** Raw data **
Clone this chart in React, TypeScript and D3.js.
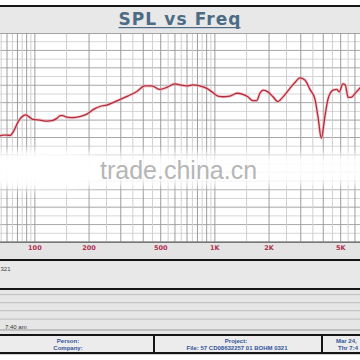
import React from 'react';
import * as d3 from 'd3';

// Frequency response data (Hz, dB SPL)
const FREQ = [63, 66.7, 69.7, 72.7, 75.8, 79.1, 82.5, 86.1, 89.1, 92.6, 97.5, 106.6, 116.6, 125.9, 132.5, 138.6, 143.1, 148.6, 160.5, 177.8, 194.5, 215.4, 229.7, 251.2, 296.5, 328, 368.4, 408.4, 446.7, 495, 541, 599.5, 638, 699, 755, 825, 902, 975, 1040, 1110, 1212, 1326, 1429, 1524, 1624, 1710, 1778, 1860, 1970, 2103, 2239, 2385, 2610, 2818, 2964, 3162, 3374, 3594, 3740, 3903, 4084, 4260, 4540, 4750, 4910, 5140, 5300, 5500, 5750, 6110, 6450];
const SPL = [80.4, 80.7, 80.7, 80.6, 81.6, 83.6, 85.3, 86.2, 86.5, 86.0, 85.2, 85.0, 84.7, 84.9, 85.5, 86.3, 86.3, 85.9, 85.7, 86.0, 86.7, 88.3, 88.9, 89.3, 90.9, 91.9, 93.2, 94.8, 94.8, 93.8, 94.4, 95.4, 95.1, 94.8, 95.1, 94.8, 94.1, 92.9, 91.9, 91.7, 91.9, 92.7, 92.4, 91.7, 90.6, 90.6, 92.7, 93.6, 93.1, 91.7, 90.3, 91.6, 94.1, 96.1, 97.1, 96.5, 93.8, 91.1, 85.9, 79.8, 86.0, 91.2, 93.6, 93.8, 93.1, 95.4, 95.1, 91.5, 91.6, 93.1, 94.4];

const AXIS_TICKS = [100, 200, 500, 1000, 2000, 5000];
const AXIS_LABELS = ['100', '200', '500', '1K', '2K', '5K'];
const GRID_DECADES = [10, 100, 1000];
const GRID_STEPS = [1, 1.5, 2, 2.5, 3, 3.5, 4, 4.5, 5, 5.5, 6, 6.5, 7, 7.5, 8, 8.5, 9, 9.5];
const DB_MIN = 50;
const DB_MAX = 110;
const DB_MAJOR = 5;

const TITLE = 'SPL vs Freq';
const FILE_TEXT = 'File: 57 CD08632257 01 BOHM  0321';

export default function App() {
  const W = 360;
  const H = 360;
  const plotTop = 33;
  const plotBottom = 242;
  const x = d3.scaleLog().domain([64, 6400]).range([0, 360]);
  const y = d3.scaleLinear().domain([DB_MIN, DB_MAX]).range([plotBottom, plotTop]);

  const gridF: { f: number; major: boolean }[] = [];
  GRID_DECADES.forEach((d) =>
    GRID_STEPS.forEach((s) => {
      const f = d * s;
      if (f >= 64 && f <= 6400) gridF.push({ f, major: Number.isInteger(s) });
    })
  );
  const gridDb: { v: number; major: boolean }[] = [];
  for (let v = DB_MIN; v <= DB_MAX; v += DB_MAJOR / 2) {
    gridDb.push({ v, major: (v - DB_MIN) % DB_MAJOR === 0 });
  }

  const pts = FREQ.map((f, i) => [f, SPL[i]] as [number, number]);
  const line = d3
    .line<[number, number]>()
    .x((d) => x(d[0]))
    .y((d) => y(d[1]))
    .curve(d3.curveMonotoneX);
  const path = line(pts) || '';

  const sans = 'Liberation Sans, Arial, sans-serif';
  const blue = '#34549a';

  return (
    <svg
      width={W}
      height={H}
      style={{ position: 'absolute', left: 0, top: 0, background: '#fff' }}
      fontFamily={sans}
    >
      <defs>
        <filter id="soft" x="-20%" y="-50%" width="140%" height="200%">
          <feGaussianBlur stdDeviation="5" />
        </filter>
        <clipPath id="plotClip">
          <rect x={0} y={plotTop} width={W} height={plotBottom - plotTop} />
        </clipPath>
      </defs>
      <rect x={0} y={0} width={W} height={H} fill="#fff" />

      {/* title bar */}
      <rect x={0} y={5} width={W} height={2} fill="#151515" />
      <rect x={0} y={7} width={W} height={26} fill="#e8e8e8" />
      <text
        x={179.5}
        y={25}
        textAnchor="middle"
        fontSize={17}
        fontWeight="bold"
        fill="#4c6b84"
        fontFamily="DejaVu Sans, Verdana, sans-serif"
        textLength={122}
        lengthAdjust="spacing"
      >
        {TITLE}
      </text>
      <rect x={118.5} y={27} width={122} height={1.2} fill="#4c6b84" />

      {/* plot area */}
      <rect x={0} y={plotTop} width={W} height={plotBottom - plotTop} fill="#fff" />
      <g clipPath="url(#plotClip)">
        {gridDb.map((g, i) => (
          <line
            key={'h' + i}
            x1={0}
            x2={W}
            y1={y(g.v)}
            y2={y(g.v)}
            stroke={g.major ? '#a6a6a6' : '#d6d6d6'}
            strokeWidth={1}
          />
        ))}
        {gridF.map((g, i) => (
          <line
            key={'v' + i}
            x1={x(g.f)}
            x2={x(g.f)}
            y1={plotTop}
            y2={plotBottom}
            stroke={g.major ? '#9c9c9c' : '#cfcfcf'}
            strokeWidth={1}
          />
        ))}
        {/* watermark haze */}
        <rect x={-30} y={153} width={W + 60} height={32} fill="#fff" opacity={0.92} filter="url(#soft)" />
        <ellipse cx={45} cy={170} rx={60} ry={20} fill="#fff" opacity={0.9} filter="url(#soft)" />
        <path d={path} fill="none" stroke="#eeb0b6" strokeWidth={3} opacity={0.7} />
        <path d={path} fill="none" stroke="#b42c3c" strokeWidth={1.3} />
      </g>
      <rect x={0} y={plotTop} width={W} height={0.8} fill="#999" />
      <text x={100} y={179} fontSize={25} fill="#b6b6b6" fontFamily={sans}>
        trade.china.cn
      </text>

      {/* axis band */}
      <rect x={0} y={plotBottom} width={W} height={17} fill="#e4e4e4" />
      <rect x={0} y={plotBottom - 0.5} width={W} height={1.5} fill="#777" />
      {AXIS_TICKS.map((t, i) => (
        <text
          key={'t' + i}
          x={x(t)}
          y={249.5}
          textAnchor="middle"
          fontSize={6.5}
          fontWeight="bold"
          fill="#b03052"
          fontFamily="DejaVu Sans, Verdana, sans-serif"
        >
          {AXIS_LABELS[i]}
        </text>
      ))}

      {/* info panel */}
      <rect x={0} y={259} width={W} height={2.2} fill="#151515" />
      <rect x={0} y={261} width={W} height={27} fill="#e8e8e8" />
      <text x={0.5} y={271} fontSize={6} fill="#444">
        321
      </text>
      <rect x={0} y={288} width={W} height={2.2} fill="#151515" />
      <rect x={0} y={290} width={W} height={44} fill="#e6e6e6" />
      {[294, 302, 310, 318.5].map((ly, i) => (
        <rect key={'r' + i} x={0} y={ly} width={W} height={1.2} fill="#c4c4c4" />
      ))}
      <rect x={0} y={329.5} width={W} height={1} fill="#9a9a9a" />
      <text x={5} y={328.5} fontSize={6} fill="#333">
        7:40 am
      </text>
      <rect x={0} y={334} width={W} height={2.2} fill="#151515" />
      <rect x={0} y={336} width={W} height={16} fill="#ececec" />
      <rect x={153} y={336} width={2} height={16} fill="#151515" />
      <rect x={321} y={336} width={2} height={16} fill="#151515" />
      <g fontSize={6} fontWeight="bold" fill={blue} textAnchor="middle">
        <text x={68} y={342.5}>Person:</text>
        <text x={68} y={349.5}>Company:</text>
        <text x={236} y={342.5}>Project:</text>
        <text x={237} y={349.5}>{FILE_TEXT}</text>
      </g>
      <g fontSize={6} fontWeight="bold" fill={blue}>
        <text x={336} y={342.5}>Mar 24,</text>
        <text x={338} y={349.5}>Thr 7:4</text>
      </g>
      <rect x={0} y={352} width={W} height={2.2} fill="#151515" />
    </svg>
  );
}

** Objective **
Output exactly the span of lines from the top of the listing through the line holding "import * as d3 from 'd3';", and leave every picture out.

** Result of this exercise **
Clone this chart in React, TypeScript and D3.js.
import React from 'react';
import * as d3 from 'd3';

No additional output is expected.